• AIM: Copy exactly, leaving out every image, the lines from the one with "Recreate this image" through the one with "(0,0) rectangle (1198,617);", inclusive.
---------- DATA
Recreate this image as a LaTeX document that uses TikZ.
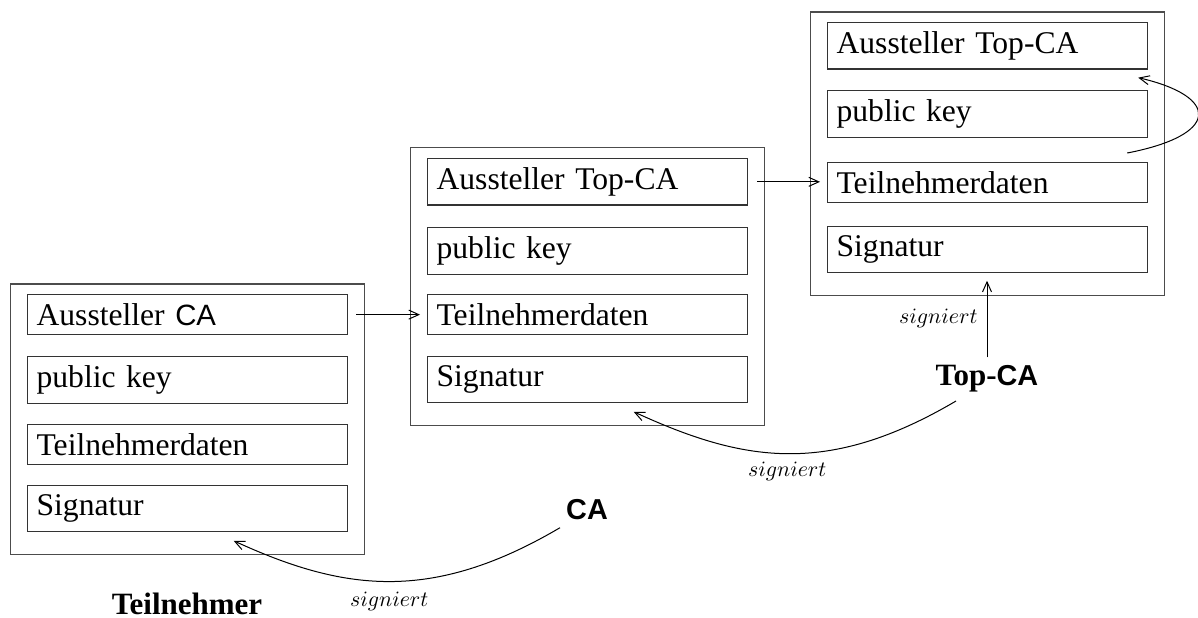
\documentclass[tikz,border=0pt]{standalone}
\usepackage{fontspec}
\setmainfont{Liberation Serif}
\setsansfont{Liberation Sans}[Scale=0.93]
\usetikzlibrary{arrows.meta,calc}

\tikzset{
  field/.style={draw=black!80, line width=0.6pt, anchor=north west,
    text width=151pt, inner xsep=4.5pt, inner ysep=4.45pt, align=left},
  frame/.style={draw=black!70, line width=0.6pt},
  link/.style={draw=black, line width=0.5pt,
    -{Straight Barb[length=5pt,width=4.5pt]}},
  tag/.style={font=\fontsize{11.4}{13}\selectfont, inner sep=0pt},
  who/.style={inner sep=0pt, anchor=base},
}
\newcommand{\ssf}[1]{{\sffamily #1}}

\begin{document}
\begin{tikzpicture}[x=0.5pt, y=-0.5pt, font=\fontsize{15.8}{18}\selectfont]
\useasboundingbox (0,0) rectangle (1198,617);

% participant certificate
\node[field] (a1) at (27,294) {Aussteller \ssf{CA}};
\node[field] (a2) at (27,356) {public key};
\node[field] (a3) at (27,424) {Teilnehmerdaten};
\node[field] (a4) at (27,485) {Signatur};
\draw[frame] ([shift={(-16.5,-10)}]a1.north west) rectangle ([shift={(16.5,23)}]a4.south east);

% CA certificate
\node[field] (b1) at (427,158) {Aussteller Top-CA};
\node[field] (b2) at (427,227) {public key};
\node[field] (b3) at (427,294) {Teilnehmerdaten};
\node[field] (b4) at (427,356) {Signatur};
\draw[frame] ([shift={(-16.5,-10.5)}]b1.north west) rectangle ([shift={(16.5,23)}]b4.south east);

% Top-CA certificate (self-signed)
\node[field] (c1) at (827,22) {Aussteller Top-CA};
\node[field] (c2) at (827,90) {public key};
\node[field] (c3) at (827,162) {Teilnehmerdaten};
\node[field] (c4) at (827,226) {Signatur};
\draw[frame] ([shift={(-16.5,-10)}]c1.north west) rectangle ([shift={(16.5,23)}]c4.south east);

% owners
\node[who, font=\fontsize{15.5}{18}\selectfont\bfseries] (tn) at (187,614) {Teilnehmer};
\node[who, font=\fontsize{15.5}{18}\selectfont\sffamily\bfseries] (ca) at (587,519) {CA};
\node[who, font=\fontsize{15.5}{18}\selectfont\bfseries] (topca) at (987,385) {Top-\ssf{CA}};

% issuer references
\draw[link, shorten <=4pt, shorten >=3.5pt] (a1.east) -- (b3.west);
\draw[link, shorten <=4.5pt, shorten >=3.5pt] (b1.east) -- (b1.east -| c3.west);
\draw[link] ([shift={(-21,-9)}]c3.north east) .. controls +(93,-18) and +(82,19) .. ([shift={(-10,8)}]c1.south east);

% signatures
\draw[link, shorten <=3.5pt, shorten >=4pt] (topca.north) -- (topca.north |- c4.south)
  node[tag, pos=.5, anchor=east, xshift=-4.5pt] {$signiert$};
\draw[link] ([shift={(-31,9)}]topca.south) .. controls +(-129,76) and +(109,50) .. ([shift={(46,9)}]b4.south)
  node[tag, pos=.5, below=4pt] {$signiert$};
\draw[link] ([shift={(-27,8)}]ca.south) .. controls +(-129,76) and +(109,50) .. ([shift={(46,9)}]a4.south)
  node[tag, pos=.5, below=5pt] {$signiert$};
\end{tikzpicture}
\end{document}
--------------------
---------- DATA
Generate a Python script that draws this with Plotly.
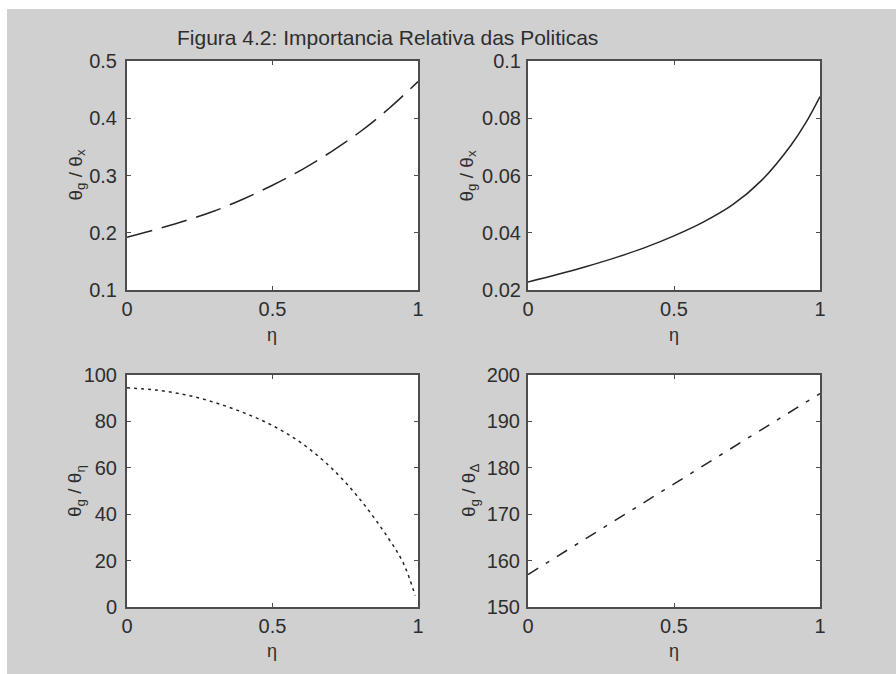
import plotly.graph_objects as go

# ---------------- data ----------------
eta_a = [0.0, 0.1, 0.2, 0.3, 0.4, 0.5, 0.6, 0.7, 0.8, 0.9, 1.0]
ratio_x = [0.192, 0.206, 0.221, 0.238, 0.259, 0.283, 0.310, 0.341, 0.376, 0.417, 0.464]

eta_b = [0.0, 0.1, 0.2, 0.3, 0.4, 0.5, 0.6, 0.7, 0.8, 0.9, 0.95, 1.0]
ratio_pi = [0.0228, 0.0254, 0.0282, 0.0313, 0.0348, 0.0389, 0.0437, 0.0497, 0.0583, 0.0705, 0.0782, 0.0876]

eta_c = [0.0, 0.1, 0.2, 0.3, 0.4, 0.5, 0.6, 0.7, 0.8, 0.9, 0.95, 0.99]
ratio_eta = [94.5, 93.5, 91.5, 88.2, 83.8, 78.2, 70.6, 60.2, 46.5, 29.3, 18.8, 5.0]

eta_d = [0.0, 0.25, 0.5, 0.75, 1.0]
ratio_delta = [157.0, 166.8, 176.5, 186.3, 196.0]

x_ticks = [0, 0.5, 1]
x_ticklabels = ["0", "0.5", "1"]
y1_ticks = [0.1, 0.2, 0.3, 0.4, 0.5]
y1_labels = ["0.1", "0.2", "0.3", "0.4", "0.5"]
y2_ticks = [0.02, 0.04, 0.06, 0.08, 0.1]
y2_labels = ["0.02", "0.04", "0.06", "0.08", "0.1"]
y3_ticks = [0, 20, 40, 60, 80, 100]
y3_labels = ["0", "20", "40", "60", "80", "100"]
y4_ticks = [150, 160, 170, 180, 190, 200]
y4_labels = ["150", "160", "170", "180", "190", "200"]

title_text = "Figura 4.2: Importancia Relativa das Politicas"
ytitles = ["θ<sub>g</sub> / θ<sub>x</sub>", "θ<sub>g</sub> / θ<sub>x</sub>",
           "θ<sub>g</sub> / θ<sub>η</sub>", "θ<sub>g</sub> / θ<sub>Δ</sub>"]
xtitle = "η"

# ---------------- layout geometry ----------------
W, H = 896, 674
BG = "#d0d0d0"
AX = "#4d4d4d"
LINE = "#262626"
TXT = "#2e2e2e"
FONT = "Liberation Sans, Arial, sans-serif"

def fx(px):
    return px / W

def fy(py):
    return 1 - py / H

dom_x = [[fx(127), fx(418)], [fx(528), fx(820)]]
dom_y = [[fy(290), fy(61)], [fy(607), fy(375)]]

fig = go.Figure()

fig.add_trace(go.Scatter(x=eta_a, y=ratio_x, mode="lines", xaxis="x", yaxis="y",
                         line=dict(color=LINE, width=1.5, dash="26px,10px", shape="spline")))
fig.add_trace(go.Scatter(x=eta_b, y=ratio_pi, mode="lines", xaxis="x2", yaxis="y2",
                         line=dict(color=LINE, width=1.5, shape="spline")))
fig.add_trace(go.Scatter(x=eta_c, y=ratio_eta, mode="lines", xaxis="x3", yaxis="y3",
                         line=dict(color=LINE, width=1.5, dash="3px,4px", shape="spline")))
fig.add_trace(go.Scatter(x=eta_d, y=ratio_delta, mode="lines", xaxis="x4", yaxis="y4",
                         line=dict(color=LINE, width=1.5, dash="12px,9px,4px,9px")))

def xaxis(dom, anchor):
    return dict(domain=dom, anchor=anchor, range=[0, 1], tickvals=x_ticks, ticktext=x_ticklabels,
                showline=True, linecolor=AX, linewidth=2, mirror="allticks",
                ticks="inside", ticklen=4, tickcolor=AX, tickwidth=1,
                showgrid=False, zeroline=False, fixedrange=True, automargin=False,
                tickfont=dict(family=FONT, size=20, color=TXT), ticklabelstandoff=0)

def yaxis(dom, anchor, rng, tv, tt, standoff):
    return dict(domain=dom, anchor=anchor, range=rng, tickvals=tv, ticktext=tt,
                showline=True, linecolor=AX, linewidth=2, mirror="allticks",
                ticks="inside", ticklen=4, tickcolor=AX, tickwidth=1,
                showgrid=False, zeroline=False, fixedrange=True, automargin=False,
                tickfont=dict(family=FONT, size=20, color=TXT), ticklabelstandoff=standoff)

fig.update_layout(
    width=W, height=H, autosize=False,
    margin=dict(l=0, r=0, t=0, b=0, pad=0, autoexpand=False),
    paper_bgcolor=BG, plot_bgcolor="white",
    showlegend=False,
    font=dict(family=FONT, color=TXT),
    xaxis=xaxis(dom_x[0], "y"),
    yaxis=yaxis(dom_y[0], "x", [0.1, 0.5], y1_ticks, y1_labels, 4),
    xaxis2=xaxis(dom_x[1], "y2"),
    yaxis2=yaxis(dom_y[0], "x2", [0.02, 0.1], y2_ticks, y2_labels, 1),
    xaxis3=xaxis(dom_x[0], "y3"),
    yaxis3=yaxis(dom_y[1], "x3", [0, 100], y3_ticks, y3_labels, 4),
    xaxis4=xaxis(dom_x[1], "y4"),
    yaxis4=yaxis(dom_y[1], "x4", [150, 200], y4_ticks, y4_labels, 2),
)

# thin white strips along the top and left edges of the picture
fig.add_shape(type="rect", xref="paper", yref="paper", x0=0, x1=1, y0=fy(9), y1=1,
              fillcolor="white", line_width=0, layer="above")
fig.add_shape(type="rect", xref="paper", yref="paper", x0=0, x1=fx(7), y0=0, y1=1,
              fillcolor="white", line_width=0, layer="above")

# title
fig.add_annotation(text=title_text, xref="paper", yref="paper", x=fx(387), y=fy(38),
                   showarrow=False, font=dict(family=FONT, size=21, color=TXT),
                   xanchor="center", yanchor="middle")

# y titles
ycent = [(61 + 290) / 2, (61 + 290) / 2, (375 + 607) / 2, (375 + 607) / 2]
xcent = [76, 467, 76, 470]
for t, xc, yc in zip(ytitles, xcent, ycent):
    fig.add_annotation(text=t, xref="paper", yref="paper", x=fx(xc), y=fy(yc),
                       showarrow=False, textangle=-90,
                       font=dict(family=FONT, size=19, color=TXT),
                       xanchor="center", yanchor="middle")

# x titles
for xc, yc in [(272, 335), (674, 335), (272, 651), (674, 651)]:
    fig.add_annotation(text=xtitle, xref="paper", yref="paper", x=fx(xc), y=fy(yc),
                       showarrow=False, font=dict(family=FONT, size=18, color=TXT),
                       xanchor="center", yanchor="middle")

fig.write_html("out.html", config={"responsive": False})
--------------------
• IN RESPONSE:
Recreate this image as a LaTeX document that uses TikZ.
\documentclass[tikz,border=0pt]{standalone}
\usepackage{fontspec}
\setmainfont{Liberation Serif}
\setsansfont{Liberation Sans}[Scale=0.93]
\usetikzlibrary{arrows.meta,calc}

\tikzset{
  field/.style={draw=black!80, line width=0.6pt, anchor=north west,
    text width=151pt, inner xsep=4.5pt, inner ysep=4.45pt, align=left},
  frame/.style={draw=black!70, line width=0.6pt},
  link/.style={draw=black, line width=0.5pt,
    -{Straight Barb[length=5pt,width=4.5pt]}},
  tag/.style={font=\fontsize{11.4}{13}\selectfont, inner sep=0pt},
  who/.style={inner sep=0pt, anchor=base},
}
\newcommand{\ssf}[1]{{\sffamily #1}}

\begin{document}
\begin{tikzpicture}[x=0.5pt, y=-0.5pt, font=\fontsize{15.8}{18}\selectfont]
\useasboundingbox (0,0) rectangle (1198,617);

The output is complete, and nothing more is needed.